Machine-learning design of ductile FeNiCoAlTa alloys with high strength

The pursuit of strong yet ductile alloys has been ongoing for centuries. However, for all alloys developed thus far, including recent high-entropy alloys, those possessing good tensile ductility rarely approach 2-GPa yield strength at room temperature. The few that do are mostly ultra-strong steels1–3; however, their stress–strain curves exhibit plateaus and serrations because their tensile flow suffers from plastic instability (such as Lüders strains)1–4, and the elongation is pseudo-uniform at best. Here we report that a group of carefully engineered multi-principal-element alloys, with a composition of Fe35Ni29Co21Al12Ta3 designed by means of domain knowledge-informed machine learning, can be processed to reach an unprecedented range of simultaneously high strength and ductility. An example of this synergy delivers 1.8-GPa yield strength combined with 25% truly uniform elongation.

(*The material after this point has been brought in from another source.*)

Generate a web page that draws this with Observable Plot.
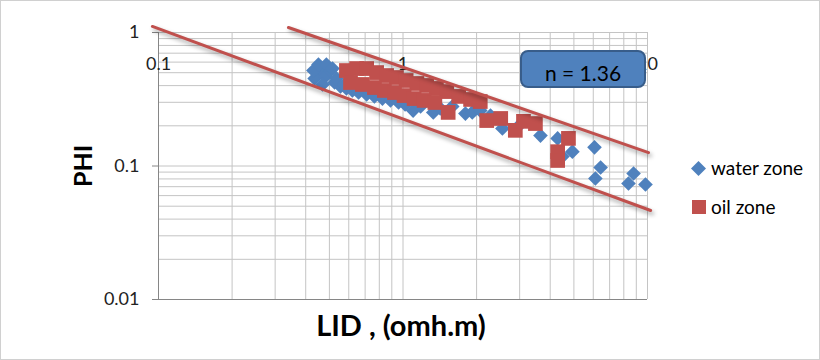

We achieved strengthening by pushing microstructural heterogeneities to the extreme through unusually large volume fractions of not only coherent L12 nanoprecipitates but also incoherent B2 microparticles. The latter, being multicomponent with a reduced chemical ordering energy, is a deformable phase that accumulates dislocations inside to help sustain a high strain hardening rate that prolongs uniform elongation.